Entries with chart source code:

== == ==

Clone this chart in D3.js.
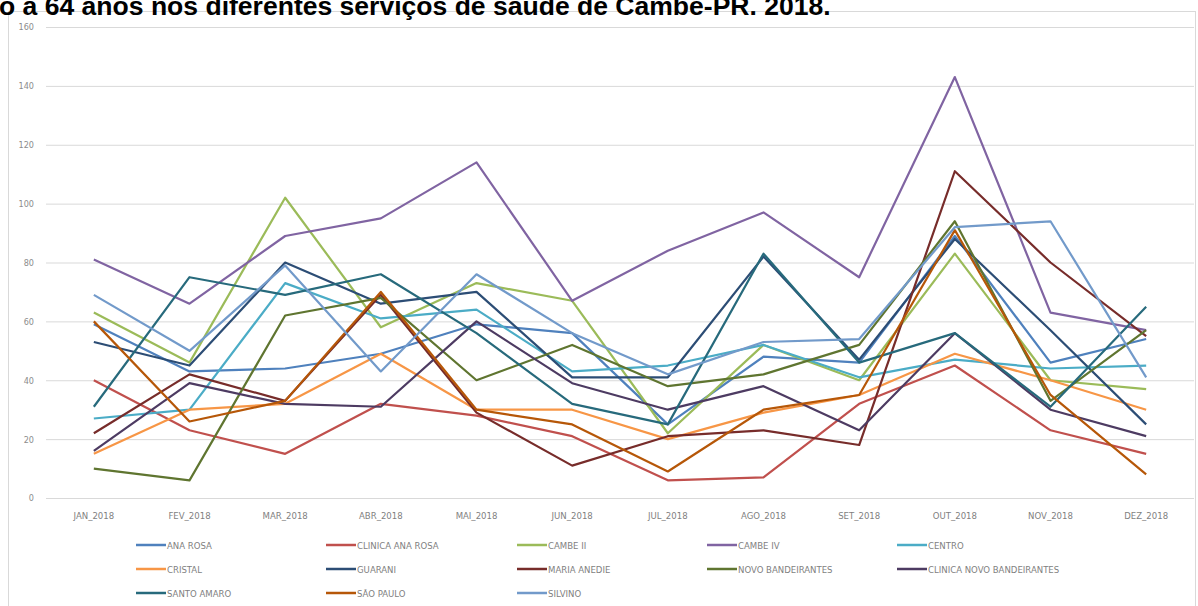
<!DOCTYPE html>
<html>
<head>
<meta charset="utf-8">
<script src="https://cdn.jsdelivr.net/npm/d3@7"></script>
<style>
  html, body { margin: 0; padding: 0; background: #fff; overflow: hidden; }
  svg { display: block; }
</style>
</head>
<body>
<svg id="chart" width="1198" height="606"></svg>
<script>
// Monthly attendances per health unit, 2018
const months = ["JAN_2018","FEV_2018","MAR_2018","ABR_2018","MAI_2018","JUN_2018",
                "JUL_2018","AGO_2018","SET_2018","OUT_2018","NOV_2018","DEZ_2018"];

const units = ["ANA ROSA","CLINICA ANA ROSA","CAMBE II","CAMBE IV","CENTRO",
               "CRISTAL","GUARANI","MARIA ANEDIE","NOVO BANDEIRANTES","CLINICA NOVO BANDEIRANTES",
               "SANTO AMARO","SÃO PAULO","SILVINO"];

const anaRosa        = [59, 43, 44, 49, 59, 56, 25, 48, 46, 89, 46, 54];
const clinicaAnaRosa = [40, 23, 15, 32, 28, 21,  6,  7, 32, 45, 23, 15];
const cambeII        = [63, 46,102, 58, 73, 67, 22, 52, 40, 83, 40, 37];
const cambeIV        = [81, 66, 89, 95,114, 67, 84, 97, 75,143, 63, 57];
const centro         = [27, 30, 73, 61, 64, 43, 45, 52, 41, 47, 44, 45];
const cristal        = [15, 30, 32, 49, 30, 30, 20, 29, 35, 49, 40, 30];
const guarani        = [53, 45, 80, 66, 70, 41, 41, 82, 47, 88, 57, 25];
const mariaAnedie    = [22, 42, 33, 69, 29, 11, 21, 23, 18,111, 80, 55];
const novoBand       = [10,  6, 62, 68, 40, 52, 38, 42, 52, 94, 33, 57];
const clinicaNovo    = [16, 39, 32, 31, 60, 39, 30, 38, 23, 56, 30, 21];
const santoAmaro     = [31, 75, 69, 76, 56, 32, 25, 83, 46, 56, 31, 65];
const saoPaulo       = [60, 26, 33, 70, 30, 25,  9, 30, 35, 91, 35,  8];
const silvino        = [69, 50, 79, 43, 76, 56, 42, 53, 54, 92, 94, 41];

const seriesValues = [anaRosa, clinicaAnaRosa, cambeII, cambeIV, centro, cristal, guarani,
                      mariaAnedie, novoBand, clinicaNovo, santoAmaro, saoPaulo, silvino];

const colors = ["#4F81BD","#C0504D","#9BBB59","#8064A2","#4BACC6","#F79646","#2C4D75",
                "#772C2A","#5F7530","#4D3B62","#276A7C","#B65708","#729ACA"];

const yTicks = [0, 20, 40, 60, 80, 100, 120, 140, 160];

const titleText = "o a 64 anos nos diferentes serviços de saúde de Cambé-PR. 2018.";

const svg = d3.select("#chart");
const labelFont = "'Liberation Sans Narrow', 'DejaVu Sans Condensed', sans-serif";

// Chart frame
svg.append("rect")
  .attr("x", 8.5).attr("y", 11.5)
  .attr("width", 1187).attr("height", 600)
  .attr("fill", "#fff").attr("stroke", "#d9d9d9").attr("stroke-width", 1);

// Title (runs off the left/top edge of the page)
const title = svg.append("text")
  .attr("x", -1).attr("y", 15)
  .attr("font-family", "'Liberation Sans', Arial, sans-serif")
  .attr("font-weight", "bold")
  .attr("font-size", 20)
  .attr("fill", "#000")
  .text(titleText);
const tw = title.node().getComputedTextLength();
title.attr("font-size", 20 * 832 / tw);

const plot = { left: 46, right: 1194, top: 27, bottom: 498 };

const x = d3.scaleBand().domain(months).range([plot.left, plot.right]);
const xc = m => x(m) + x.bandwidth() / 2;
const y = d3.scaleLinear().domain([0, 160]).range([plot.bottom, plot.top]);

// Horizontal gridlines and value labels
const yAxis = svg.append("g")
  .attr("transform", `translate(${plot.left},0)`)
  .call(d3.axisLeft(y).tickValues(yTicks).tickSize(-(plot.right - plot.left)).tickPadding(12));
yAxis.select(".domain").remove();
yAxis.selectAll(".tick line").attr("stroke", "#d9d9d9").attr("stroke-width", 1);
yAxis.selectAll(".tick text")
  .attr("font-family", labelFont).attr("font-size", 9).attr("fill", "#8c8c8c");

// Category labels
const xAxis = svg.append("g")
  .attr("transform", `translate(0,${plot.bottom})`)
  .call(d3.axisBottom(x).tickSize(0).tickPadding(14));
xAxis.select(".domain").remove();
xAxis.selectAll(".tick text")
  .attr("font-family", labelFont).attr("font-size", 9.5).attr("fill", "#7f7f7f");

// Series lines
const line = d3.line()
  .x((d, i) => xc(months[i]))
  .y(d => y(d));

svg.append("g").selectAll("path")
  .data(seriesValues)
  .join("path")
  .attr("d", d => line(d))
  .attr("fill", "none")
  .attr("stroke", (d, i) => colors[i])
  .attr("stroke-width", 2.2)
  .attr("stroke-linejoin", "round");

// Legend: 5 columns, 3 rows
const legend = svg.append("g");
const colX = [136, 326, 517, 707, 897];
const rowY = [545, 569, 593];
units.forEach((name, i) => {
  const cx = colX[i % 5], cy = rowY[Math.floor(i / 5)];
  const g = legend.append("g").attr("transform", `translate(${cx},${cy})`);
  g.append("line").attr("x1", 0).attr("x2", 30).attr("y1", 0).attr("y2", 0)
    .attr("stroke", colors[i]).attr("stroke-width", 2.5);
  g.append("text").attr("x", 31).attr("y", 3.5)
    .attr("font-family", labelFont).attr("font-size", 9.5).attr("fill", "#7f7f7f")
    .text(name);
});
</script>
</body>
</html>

== == ==

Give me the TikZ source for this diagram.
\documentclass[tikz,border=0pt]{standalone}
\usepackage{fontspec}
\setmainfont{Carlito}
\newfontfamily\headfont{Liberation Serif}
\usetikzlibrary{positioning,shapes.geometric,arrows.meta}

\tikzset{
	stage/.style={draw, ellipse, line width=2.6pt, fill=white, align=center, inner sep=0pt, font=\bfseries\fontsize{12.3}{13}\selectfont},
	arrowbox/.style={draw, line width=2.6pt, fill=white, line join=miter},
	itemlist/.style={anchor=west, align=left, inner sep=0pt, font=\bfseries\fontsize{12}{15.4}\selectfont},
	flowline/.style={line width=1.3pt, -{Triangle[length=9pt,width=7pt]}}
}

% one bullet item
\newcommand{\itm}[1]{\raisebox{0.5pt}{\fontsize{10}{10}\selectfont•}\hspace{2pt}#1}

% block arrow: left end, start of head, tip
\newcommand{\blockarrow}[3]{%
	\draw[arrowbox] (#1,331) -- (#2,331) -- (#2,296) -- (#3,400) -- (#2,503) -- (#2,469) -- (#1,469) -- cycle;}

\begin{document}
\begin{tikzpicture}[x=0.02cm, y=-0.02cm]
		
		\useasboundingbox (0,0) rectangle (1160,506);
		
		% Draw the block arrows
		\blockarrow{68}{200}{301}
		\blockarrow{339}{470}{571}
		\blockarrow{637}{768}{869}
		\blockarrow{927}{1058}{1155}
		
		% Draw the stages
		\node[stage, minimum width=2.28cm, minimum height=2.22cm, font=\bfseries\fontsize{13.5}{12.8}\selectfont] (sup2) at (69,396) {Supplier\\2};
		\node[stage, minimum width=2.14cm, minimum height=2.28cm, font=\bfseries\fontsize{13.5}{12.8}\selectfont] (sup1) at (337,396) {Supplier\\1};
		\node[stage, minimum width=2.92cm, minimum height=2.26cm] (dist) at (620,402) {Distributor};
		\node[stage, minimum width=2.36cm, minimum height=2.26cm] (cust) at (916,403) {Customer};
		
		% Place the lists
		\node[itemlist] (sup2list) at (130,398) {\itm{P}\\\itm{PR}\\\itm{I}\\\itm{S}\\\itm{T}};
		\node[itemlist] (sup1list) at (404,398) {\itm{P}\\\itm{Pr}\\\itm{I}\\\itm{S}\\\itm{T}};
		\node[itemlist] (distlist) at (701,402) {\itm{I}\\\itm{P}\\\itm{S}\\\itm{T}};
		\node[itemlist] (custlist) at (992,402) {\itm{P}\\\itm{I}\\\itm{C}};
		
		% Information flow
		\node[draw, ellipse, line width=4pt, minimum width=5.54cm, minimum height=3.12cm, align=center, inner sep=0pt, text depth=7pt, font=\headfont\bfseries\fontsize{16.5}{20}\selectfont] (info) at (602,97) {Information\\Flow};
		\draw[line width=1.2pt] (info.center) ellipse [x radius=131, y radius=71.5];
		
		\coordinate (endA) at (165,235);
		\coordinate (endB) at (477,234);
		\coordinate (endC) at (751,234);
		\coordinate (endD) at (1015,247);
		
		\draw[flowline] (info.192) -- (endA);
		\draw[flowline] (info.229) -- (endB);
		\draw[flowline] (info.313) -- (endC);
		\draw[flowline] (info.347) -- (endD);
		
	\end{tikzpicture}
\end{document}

== == ==

**Task objective:** Working from the entries above, reproduce exactly and only the lines beginning with the line that has "Clone this chart in D3.js." and ending with the line that has "92, 94, 41];"; omit all pictures.

**Solution to this task:**
Clone this chart in D3.js.
<!DOCTYPE html>
<html>
<head>
<meta charset="utf-8">
<script src="https://cdn.jsdelivr.net/npm/d3@7"></script>
<style>
  html, body { margin: 0; padding: 0; background: #fff; overflow: hidden; }
  svg { display: block; }
</style>
</head>
<body>
<svg id="chart" width="1198" height="606"></svg>
<script>
// Monthly attendances per health unit, 2018
const months = ["JAN_2018","FEV_2018","MAR_2018","ABR_2018","MAI_2018","JUN_2018",
                "JUL_2018","AGO_2018","SET_2018","OUT_2018","NOV_2018","DEZ_2018"];

const units = ["ANA ROSA","CLINICA ANA ROSA","CAMBE II","CAMBE IV","CENTRO",
               "CRISTAL","GUARANI","MARIA ANEDIE","NOVO BANDEIRANTES","CLINICA NOVO BANDEIRANTES",
               "SANTO AMARO","SÃO PAULO","SILVINO"];

const anaRosa        = [59, 43, 44, 49, 59, 56, 25, 48, 46, 89, 46, 54];
const clinicaAnaRosa = [40, 23, 15, 32, 28, 21,  6,  7, 32, 45, 23, 15];
const cambeII        = [63, 46,102, 58, 73, 67, 22, 52, 40, 83, 40, 37];
const cambeIV        = [81, 66, 89, 95,114, 67, 84, 97, 75,143, 63, 57];
const centro         = [27, 30, 73, 61, 64, 43, 45, 52, 41, 47, 44, 45];
const cristal        = [15, 30, 32, 49, 30, 30, 20, 29, 35, 49, 40, 30];
const guarani        = [53, 45, 80, 66, 70, 41, 41, 82, 47, 88, 57, 25];
const mariaAnedie    = [22, 42, 33, 69, 29, 11, 21, 23, 18,111, 80, 55];
const novoBand       = [10,  6, 62, 68, 40, 52, 38, 42, 52, 94, 33, 57];
const clinicaNovo    = [16, 39, 32, 31, 60, 39, 30, 38, 23, 56, 30, 21];
const santoAmaro     = [31, 75, 69, 76, 56, 32, 25, 83, 46, 56, 31, 65];
const saoPaulo       = [60, 26, 33, 70, 30, 25,  9, 30, 35, 91, 35,  8];
const silvino        = [69, 50, 79, 43, 76, 56, 42, 53, 54, 92, 94, 41];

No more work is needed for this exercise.